La Commission nationale des comptes de campagne et des financements politiques a saisi le tribunal administratif de Caen, en application de l'article L. 52-15 du code électoral, de sa décision du 26 janvier 2022 par laquelle elle a rejeté le compte de campagne de M. D... E... et Mme B... C..., candidats au premier tour des élections départementales, en date du 20 juin 2021, dans le canton de Granville (Manche).

Par un jugement n° 2200250 du 1er avril 2022, le tribunal administratif de Caen a jugé que la Commission nationale des comptes de campagne et des financements politiques avait rejeté à bon droit le compte de campagne de M. E... et Mme C... et les a déclarés inéligibles pour une durée de trois mois.

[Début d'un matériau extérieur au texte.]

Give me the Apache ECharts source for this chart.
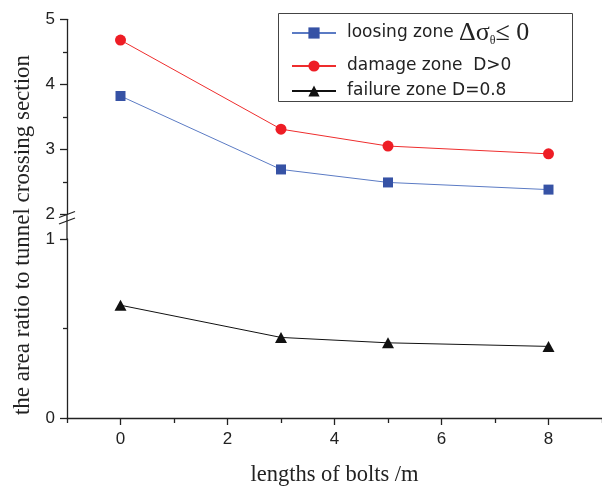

Par une requête et un mémoire en réplique, enregistrés le 26 avril et le 19 juillet 2022 au secrétariat du contentieux du Conseil d'Etat, M. E... et Mme C... demandent au Conseil d'Etat :

1°) d'annuler ce jugement ;

2°) de rejeter la saisine de la Commission nationale des comptes de campagne et des financements politiques ;

3°) de fixer le montant de leur remboursement forfaitaire au titre de l'article L. 52-11-1 du code électoral à la somme de 450 euros, augmentés des intérêts moratoires au taux légal à compter de la décision du 26 janvier 2022 de la Commission nationale des comptes de campagne et des financements politiques ;

4°) à titre subsidiaire, dans le cas où le Conseil d'Etat jugerait que leur compte de campagne a été rejeté à bon droit, de décider qu'il n'y a pas lieu de les déclarer inéligibles ;

5°) de mettre à la charge de la Commission nationale des comptes de campagne et des financements politiques la somme de 2 000 euros au titre de l'article L. 761-1 du code de justice administrative.

Vu les autres pièces du dossier ;

Vu :

- le code civil ;

- le code électoral ;

- la loi n° 2021-191 du 22 février 2021 ;

- le code de justice administrative ;

Après avoir entendu en séance publique :

- le rapport de M. Philippe Bachschmidt, maître des requêtes en service extraordinaire,

- les conclusions de Mme Esther de Moustier, rapporteure publique ;

Considérant ce qui suit :

1. Par une décision du 26 janvier 2022, la Commission nationale des comptes de campagne et des financements politiques a rejeté le compte de campagne déposé par M. D... E... et Mme B... C..., candidats au premier tour des élections départementales qui s'est déroulé le 20 juin 2021, dans le canton de Granville (Manche), et leur a refusé le remboursement forfaitaire de l'Etat. M. E... et Mme C... font appel du jugement en date du 1er avril 2021 par lequel le tribunal administratif de Caen, sur saisine de la Commission nationale des comptes de campagne et des financements politiques sur le fondement de l'article L. 52-15 du code électoral, a, d'une part, jugé que leur compte de campagne avait été rejeté à bon droit et, d'autre part, les a déclarés inéligibles pour une durée de trois mois.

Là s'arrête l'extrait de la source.